Borrowing liberally from various versions of Poltergeist and The Amityville Horror, the experience of the Wallers isn’t that far removed from that experienced by the Freelings and Lutzs and a good point could be made that the entire plot of Night Swim is just the memorable swimming pool sequence from Tobe Hooper’s legendary haunted house flick merely stretched out to feature length.

This wouldn’t be much of a problem if Night Swim could have been a little more varied with its scarier scenes, but while McGuire manages to find some fantastically creepy angles to shoot swimmers with (looking up from the bottom of a pool with the walls on either side just feels so fantastically wrong), as each member of the family get their own little submerged scare, things get noticably samey. I’m reminded of a YouTube comedy sketch where a pool party is disrupted by a shark, but all the frat boys can’t resist from getting back in the pool and partying even though they’re getting eaten and this movie feels a little similar. It’s not like the evil spirit looming up behind them or whispering spectral shit in their ear is in their house and it’s a little tough to be scared by an entity whose evil whims could be easily disrupted by a rainy day or even by simple laziness as all you have to do is simply don’t go in.
Matters finally manage to switch things up after Wyatt Russell’s lead gets mind controled and goes off the deep end – so to speak, but up until then the movie goes through no less than five or six iterations of the exact same scenario of someome entering the pool and having some variation of a similar, drawn out scare sequence occur. While the performances by the likes of Russell and Kerry Condon are generally strong, the overall result proves to be the difference of doing repetitive laps in a plain, generic pool and having the time of your life at a hold-no-barred water park with flumes and rubber rings and shit and sadly Night Swim is more of the former.

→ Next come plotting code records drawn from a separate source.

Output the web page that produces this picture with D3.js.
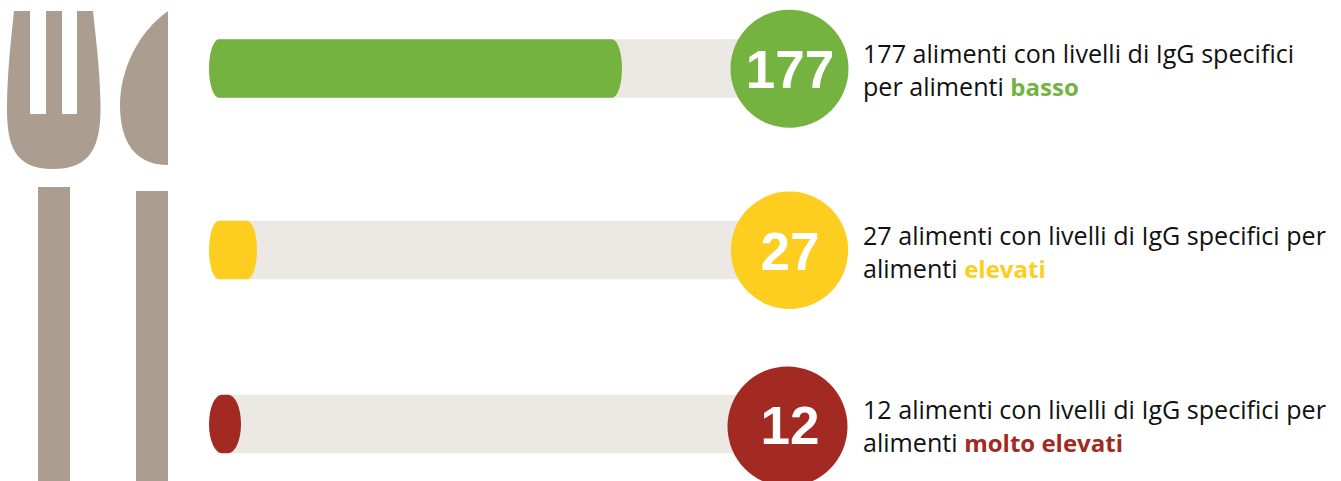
<!DOCTYPE html>
<html>
<head>
<meta charset="utf-8">
<style>
  html, body { margin: 0; padding: 0; background: #fff; }
  svg { display: block; }
  text { font-family: "Open Sans", sans-serif; }
</style>
<script src="https://cdn.jsdelivr.net/npm/d3@7"></script>
</head>
<body>
<svg width="1341" height="481"></svg>
<script>
var categories = ["basso", "elevati", "molto elevati"];
var values = [177, 27, 12];
var firstLines = [
    "177 alimenti con livelli di IgG specifici",
    "27 alimenti con livelli di IgG specifici per",
    "12 alimenti con livelli di IgG specifici per"
];
var secondLines = ["per alimenti ", "alimenti ", "alimenti "];
var colors = ["#74b33f", "#fdcd20", "#a32a22"];

function main() {
    var svg = d3.select("svg");

    var barLeft = 209, barHeight = 58.5;

    // the bars in the original are not proportional, so the scale has a knee at each value
    var xScale = d3.scaleLinear().domain([12, 27, 177]).range([241, 257, 622]);
    var yScale = d3.scaleOrdinal().domain(categories).range([68.5, 250, 424]);
    var colorScale = d3.scaleOrdinal().domain(categories).range(colors);

    // the circles do not sit quite the same on each row
    var circleX = d3.scaleOrdinal().domain(categories).range([789.5, 789.5, 787.5]);
    var circleY = d3.scaleOrdinal().domain(categories).range([68.7, 250.3, 426.5]);
    var circleR = d3.scaleOrdinal().domain(categories).range([59, 58.7, 60]);

    var rows = categories.map(function(c, i) {
        return { category: c, value: values[i], line1: firstLines[i], line2: secondLines[i] };
    });

    // fork and knife
    var icon = svg.append("g").attr("fill", "#ab9e90");
    icon.append("path").attr("d",
        "M14,11 L30,11 L30,114 L46,114 L46,11 L62,11 L62,114 L77,114 L77,11 L93,11 " +
        "C96,40 100,70 100.5,105 C101,145 92,169 53,169 C14,169 6.5,145 7,105 C7.5,70 11,40 14,11 Z");
    icon.append("rect").attr("x", 38).attr("y", 187).attr("width", 32).attr("height", 294);
    icon.append("path").attr("d",
        "M168,11 C138,32 120,70 120,105 C120,142 135,165 168,165 Z");
    icon.append("rect").attr("x", 136).attr("y", 191).attr("width", 32).attr("height", 290);

    var row = svg.selectAll(".row").data(rows).enter().append("g").attr("class", "row");

    // track behind the bar
    row.append("rect")
        .attr("x", barLeft + 8)
        .attr("y", function(d) { return yScale(d.category) - barHeight / 2; })
        .attr("width", 780 - barLeft - 8)
        .attr("height", barHeight)
        .attr("fill", "#ece8e3");

    row.append("rect")
        .attr("x", barLeft)
        .attr("y", function(d) { return yScale(d.category) - barHeight / 2; })
        .attr("width", function(d) { return xScale(d.value) - barLeft; })
        .attr("height", barHeight)
        .attr("rx", function(d) { return d.value < 20 ? 13 : 10; })
        .attr("ry", barHeight / 2)
        .attr("fill", function(d) { return colorScale(d.category); });

    row.append("circle")
        .attr("cx", function(d) { return circleX(d.category); })
        .attr("cy", function(d) { return circleY(d.category); })
        .attr("r", function(d) { return circleR(d.category); })
        .attr("fill", function(d) { return colorScale(d.category); });

    row.append("text")
        .attr("x", 790)
        .attr("y", function(d) { return yScale(d.category) + 19.5; })
        .attr("text-anchor", "middle")
        .attr("fill", "#fff")
        .style("font-family", "'Liberation Sans', sans-serif")
        .style("font-weight", "bold")
        .style("font-size", "53px")
        .text(function(d) { return d.value; });

    row.append("text")
        .attr("x", 863)
        .attr("y", function(d) { return yScale(d.category) - 5.2; })
        .attr("fill", "#111")
        .style("font-size", "25.1px")
        .text(function(d) { return d.line1; });

    var second = row.append("text")
        .attr("x", 863)
        .attr("y", function(d) { return yScale(d.category) + 27.5; })
        .attr("fill", "#111")
        .style("font-size", "25.1px")
        .style("white-space", "pre");
    second.append("tspan").text(function(d) { return d.line2; });
    second.append("tspan")
        .attr("fill", function(d) { return colorScale(d.category); })
        .style("font-weight", "bold")
        .style("font-size", "24px")
        .text(function(d) { return d.category; });
}

main();
</script>
</body>
</html>
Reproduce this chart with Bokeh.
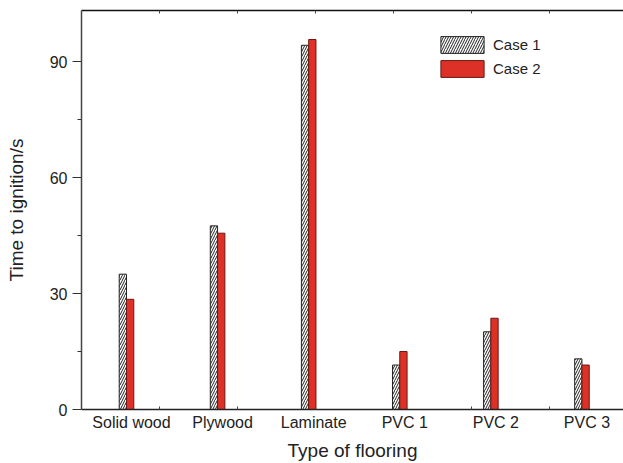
from bokeh.plotting import figure
from bokeh.models import FixedTicker, LinearAxis, Range1d, ColumnDataSource
from bokeh.transform import dodge
from bokeh.embed import file_html
from bokeh.resources import INLINE

categories = ["Solid wood", "Plywood", "Laminate", "PVC 1", "PVC 2", "PVC 3"]
case1 = [35.0, 47.5, 94.2, 11.5, 20.1, 13.1]
case2 = [28.5, 45.6, 95.7, 15.0, 23.6, 11.5]
y_ticks = [0, 30, 60, 90]
y_minor_ticks = [15, 45, 75]
x_minor_ticks = [0.307, 1.163, 2.02, 2.876, 3.732, 4.588]

FONT = "Liberation Sans"
TXT = "#222222"
RED = "#dd3127"

x = list(range(len(categories)))
src = ColumnDataSource(dict(x=x, case1=case1, case2=case2))

p = figure(width=623, height=463, output_backend="svg", toolbar_location=None,
           x_range=Range1d(-0.549, 5.401), y_range=Range1d(0, 103.2),
           min_border_left=81, min_border_right=0, min_border_top=10,
           min_border_bottom=52)
p.outline_line_color = None
p.grid.visible = False
p.background_fill_color = "white"

p.vbar(x=dodge("x", -0.095, range=p.x_range), top="case1", width=0.08, bottom=0,
       source=src, fill_color="white", line_color="#222222", line_width=1,
       hatch_pattern="/", hatch_color="#222222", hatch_scale=5, hatch_weight=1,
       legend_label="Case 1")
p.vbar(x=dodge("x", -0.015, range=p.x_range), top="case2", width=0.08, bottom=0,
       source=src, fill_color=RED, line_color="#6a1812", line_width=1,
       legend_label="Case 2")

# x axis (bottom)
xa = p.xaxis[0]
xa.ticker = FixedTicker(ticks=x, minor_ticks=x_minor_ticks)
xa.major_label_overrides = {i: c for i, c in zip(x, categories)}
xa.major_tick_line_color = None
xa.major_tick_in = 0
xa.major_tick_out = 0
xa.minor_tick_in = 3
xa.minor_tick_out = 0
xa.minor_tick_line_color = "#444444"
xa.axis_line_color = "#222222"
xa.axis_line_width = 1.5
xa.major_label_standoff = 4
xa.major_label_text_font = FONT
xa.major_label_text_font_size = "16px"
xa.major_label_text_color = TXT
xa.axis_label = "Type of flooring"
xa.axis_label_text_font = FONT
xa.axis_label_text_font_size = "19px"
xa.axis_label_text_font_style = "normal"
xa.axis_label_text_color = TXT
xa.axis_label_standoff = 6

# top border axis
ta = LinearAxis(ticker=FixedTicker(ticks=[], minor_ticks=x_minor_ticks),
                major_label_text_font_size="0px", major_tick_out=0, major_tick_in=0,
                minor_tick_in=3, minor_tick_out=0, minor_tick_line_color="#444444",
                axis_line_color="#111111", axis_line_width=1.5)
p.add_layout(ta, "above")

# y axis
ya = p.yaxis[0]
ya.ticker = FixedTicker(ticks=y_ticks, minor_ticks=y_minor_ticks)
ya.major_tick_in = 0
ya.major_tick_out = 9
ya.minor_tick_in = 0
ya.minor_tick_out = 4
ya.major_tick_line_color = "#333333"
ya.minor_tick_line_color = "#333333"
ya.axis_line_color = "#444444"
ya.axis_line_width = 1.5
ya.major_label_standoff = 5
ya.major_label_text_font = FONT
ya.major_label_text_font_size = "16px"
ya.major_label_text_color = TXT
ya.axis_label = "Time to ignition/s"
ya.axis_label_text_font = FONT
ya.axis_label_text_font_size = "19px"
ya.axis_label_text_font_style = "normal"
ya.axis_label_text_color = TXT
ya.axis_label_standoff = 20

lg = p.legend[0]
lg.location = (354, 330)
lg.border_line_color = None
lg.background_fill_alpha = 0
lg.padding = 0
lg.margin = 0
lg.spacing = 3
lg.glyph_width = 54
lg.glyph_height = 21
lg.label_height = 21
lg.label_standoff = 4
lg.label_text_font = FONT
lg.label_text_font_size = "15px"
lg.label_text_color = TXT

open("out.html", "w").write(file_html(p, INLINE))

Despite often falling into the trap of over using its gimmick at the drop of the hat Night Swim isn’t a poorly constructed movie – it’s deeply unoriginal one that only truly comes to life when the plot takes weird swings with a much-needed detour into the spring’s past that involves much revelations and sinister murky liquid seeping from orrifices.

Still, despite the fact that Night Swim doggy paddles past the finishing line, it’s only the first entry out of the gate of this horror team-up for the ages – it’s just if James Wan and Jason Blum wants to take advantage of merging their respective visions, they’re going to have to produce something far more buoyant than this.